WEEK IN REVIEW: WASHINGTON, D.C.
Sunday, May 13, 2007 | 7:02 a.m.
WASHINGTON - Who really wants to tackle immigration reform this week in Congress?
Is it Senate Republicans, who say they are close to finishing a bipartisan plan with Democrats but say they need just a few more weeks to seal the deal?
Or Senate Democrats led by Majority Leader Harry Reid, who has vowed to take up the issue the last two weeks of May whether or not Republicans are ready?
The colliding timetables threaten chances for immigration reform again, with the fate of thousands of immigrants living in Southern Nevada hanging in the balance. After year last year's immigration debate unleashed big immigrant rights protests nationwide, including the largest in Las Vegas history, this year's attempt to reform the law is happening quietly, behind closed doors.
Senators from both parties have been meeting for weeks, struggling to figure out what to do with the 12 million people living illegally in the United States as well as the millions more who want to come into the country every year.
So far the deal that is closest is no bargain for Nevada's immigrants, their families or the casino industry on the Strip, immigration advocates say.
The proposal would create a new, temporary-worker program that allows unskilled laborers into the country on a limited, three-year visa. Afterward, they would have to head home.
Naturalized citizens could no longer bring their extended families into the country, although members of immediate families could come.
The nation's 12 million undocumented immigrants would be allowed to remain, although they would not automatically be on a path to citizenship. That step has extra hurdles. But they could remain here as legal residents.
Republicans see it as a fair trade: They are giving in on a big item by allowing legality for those who broke the rules to come into this country. (To satisfy conservatives, who are furious at the prospect of granting amnesty to illegal immigrants, anyone applying for citizenship would be required to return home before applying.) The proposal also contains provisions for border security and employee verification.
Immigrant rights' groups see nothing but another broken system emerging from the attempt to fix the current one.
"We have people from all over the world who come to Vegas, from war, poverty, a flood or disasters - they want to bring their whole family," said Pilar Weiss, political director at the Culinary Union, which represents 60,000 workers on the Strip. "We've been very adamant that comprehensive reform has to include the whole family.
"The other piece we've been very adamant about is there has to be a real pathway to citizenship," she said. The union objects to any system, which would include the three-year visas, that creates a second-class citizenry of people allowed to "come here, live here and ... establish their lives here" but are then asked to leave.
Nevada's tourist industry will not likely be too pleased about what one national immigrant rights group calls the "churn and burn workforce."
The opposition is what leads Republicans to believe the heat has been turned too high on the issue, and what has some Democrats wanting out.
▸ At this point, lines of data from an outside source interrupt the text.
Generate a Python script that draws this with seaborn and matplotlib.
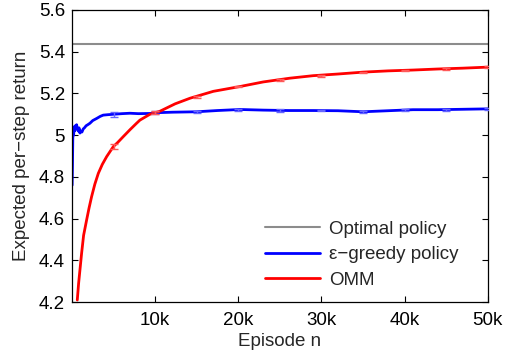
import numpy as np
import pandas as pd
import matplotlib
matplotlib.use("Agg")
import matplotlib.pyplot as plt
import seaborn as sns
from matplotlib.ticker import FixedLocator, FuncFormatter

# ---- data (episodes in thousands) ----
optimal_x = [0, 50]
optimal_y = [5.436, 5.436]

greedy_x = [0.02, 0.06, 0.1, 0.14, 0.2, 0.26, 0.32, 0.4, 0.5, 0.56, 0.65, 0.75, 0.85,
            0.96, 1.05, 1.2, 1.36, 1.5, 1.7, 1.9, 2.16, 2.5, 2.97, 3.4, 3.76, 4.3,
            4.97, 6, 6.97, 8, 9.37, 10.5, 12.1, 15, 17.5, 20.2, 23, 26, 29, 32, 35,
            38, 41, 44, 47, 50]
greedy_y = [4.76, 4.85, 4.98, 5.03, 5.0, 5.04, 5.02, 5.045, 5.03, 5.05, 5.03, 5.02, 5.035,
            5.01, 5.02, 5.015, 5.03, 5.035, 5.045, 5.05, 5.057, 5.07, 5.08, 5.09, 5.096, 5.098,
            5.10, 5.103, 5.105, 5.103, 5.104, 5.108, 5.11, 5.112, 5.118, 5.123, 5.12, 5.118,
            5.118, 5.117, 5.112, 5.117, 5.122, 5.122, 5.124, 5.126]

omm_x = [0.64, 0.8, 1.0, 1.16, 1.4, 1.76, 2.05, 2.36, 2.75, 3.17, 3.65, 4.17, 4.97, 5.5,
         6.17, 7, 7.77, 8.17, 9.37, 10.6, 12.4, 14.2, 17, 20.2, 23, 26.2, 29, 32, 35, 38,
         41, 44, 47, 50]
omm_y = [4.21, 4.29, 4.37, 4.434, 4.52, 4.593, 4.65, 4.705, 4.765, 4.817, 4.86, 4.897,
         4.945, 4.965, 4.993, 5.027, 5.057, 5.072, 5.10, 5.115, 5.15, 5.177, 5.21, 5.233,
         5.255, 5.273, 5.285, 5.293, 5.302, 5.308, 5.312, 5.317, 5.321, 5.326]

err_x = [5, 10, 15, 20, 25, 30, 35, 40, 45, 50]
greedy_err_y = [5.10, 5.108, 5.11, 5.12, 5.118, 5.118, 5.112, 5.12, 5.122, 5.126]
greedy_err = [0.012, 0.008, 0.005, 0.005, 0.005, 0.004, 0.004, 0.004, 0.004, 0.004]
omm_err_y = [4.945, 5.11, 5.185, 5.233, 5.265, 5.285, 5.30, 5.31, 5.318, 5.325]
omm_err = [0.012, 0.008, 0.005, 0.004, 0.004, 0.004, 0.004, 0.004, 0.004, 0.004]

labels = ["Optimal policy", "\u03b5\u2212greedy policy", "OMM"]
colors = ["#8c8c8c", "#0000ff", "#ff0000"]

x_ticks = [10, 20, 30, 40, 50]
y_ticks = [4.2, 4.4, 4.6, 4.8, 5.0, 5.2, 5.4, 5.6]

df = pd.concat([
    pd.DataFrame({"x": optimal_x, "y": optimal_y, "series": labels[0]}),
    pd.DataFrame({"x": greedy_x, "y": greedy_y, "series": labels[1]}),
    pd.DataFrame({"x": omm_x, "y": omm_y, "series": labels[2]}),
])

sns.set_style("ticks")
plt.rcParams['font.family'] = ['Liberation Sans', 'DejaVu Sans']
plt.rcParams['axes.unicode_minus'] = True

FS = 13.5
fig = plt.figure(figsize=(5.14, 3.55), dpi=100)
ax = fig.add_axes([0.140, 0.149, 0.809, 0.823])

widths = {labels[0]: 1.5, labels[1]: 2.0, labels[2]: 2.0}
for lab, col in zip(labels, colors):
    sub = df[df["series"] == lab]
    sns.lineplot(data=sub, x="x", y="y", color=col, lw=widths[lab], ax=ax,
                 estimator=None, sort=False, label=lab)

ax.errorbar(err_x, greedy_err_y, yerr=greedy_err, fmt='none', ecolor=(0.4, 0.4, 1.0),
            elinewidth=1.0, capsize=3, capthick=1.0, zorder=3)
ax.errorbar(err_x, omm_err_y, yerr=omm_err, fmt='none', ecolor=(1.0, 0.35, 0.35),
            elinewidth=1.0, capsize=3, capthick=1.0, zorder=3)

ax.set_xlim(0, 50)
ax.set_ylim(4.2, 5.6)
ax.xaxis.set_major_locator(FixedLocator(x_ticks))
ax.xaxis.set_major_formatter(FuncFormatter(lambda v, p: f"{int(v)}k"))
ax.yaxis.set_major_locator(FixedLocator(y_ticks))
ax.yaxis.set_major_formatter(FuncFormatter(lambda v, p: f"{v:g}"))
ax.tick_params(direction='in', length=4, width=0.8, top=True, right=True,
               labelsize=FS, colors='black')
ax.tick_params(axis='x', pad=7)
ax.tick_params(axis='y', pad=5)
for s in ax.spines.values():
    s.set_visible(True)
    s.set_linewidth(0.9)
    s.set_color('black')

ax.set_xlabel("Episode n", fontsize=FS, labelpad=3)
ax.set_ylabel("Expected per\u2212step return", fontsize=FS, labelpad=6)

ax.legend(loc='upper left', bbox_to_anchor=(0.465, 0.279), frameon=False,
          fontsize=FS, handlelength=2.9, handletextpad=0.5, labelspacing=0.45,
          borderpad=0, borderaxespad=0)

fig.savefig("out.png", dpi=100)
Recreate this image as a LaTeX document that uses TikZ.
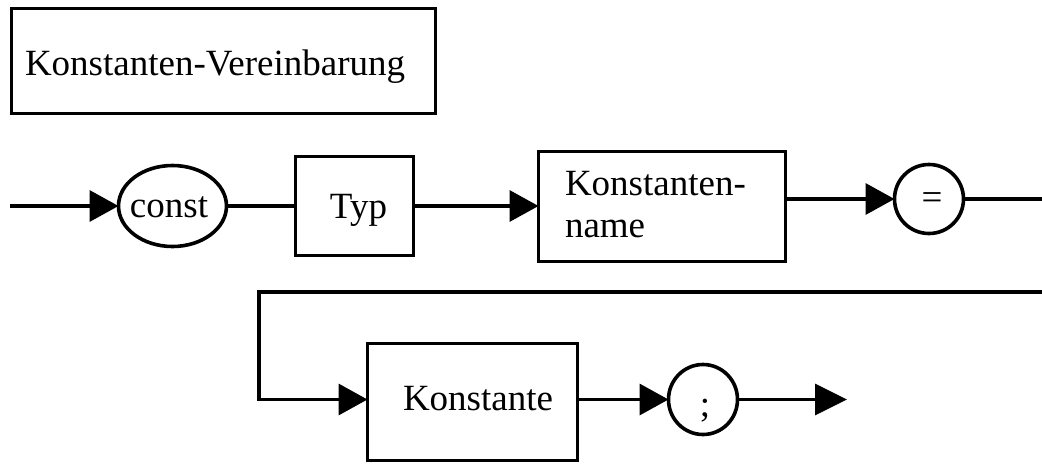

Reid wants to bring the bill up only to let it die, one Republican aide said. "Reid has surveyed the landscape and he's calculated that a deal at this point might not provide a benefit to Senate Democrats."
But Reid won't be the one to kill it. Republicans have been rumbling about a filibuster to prevent action until they are ready to proceed - a move that could leave them looking like obstructionists.
Angela Kelley, deputy director of the National Immigration Forum, an advocacy group, said she believes "Democrats are serious and want to get something done.
"We'll see who wins the blame game," she said. "It's a little bit about who's going to blink first."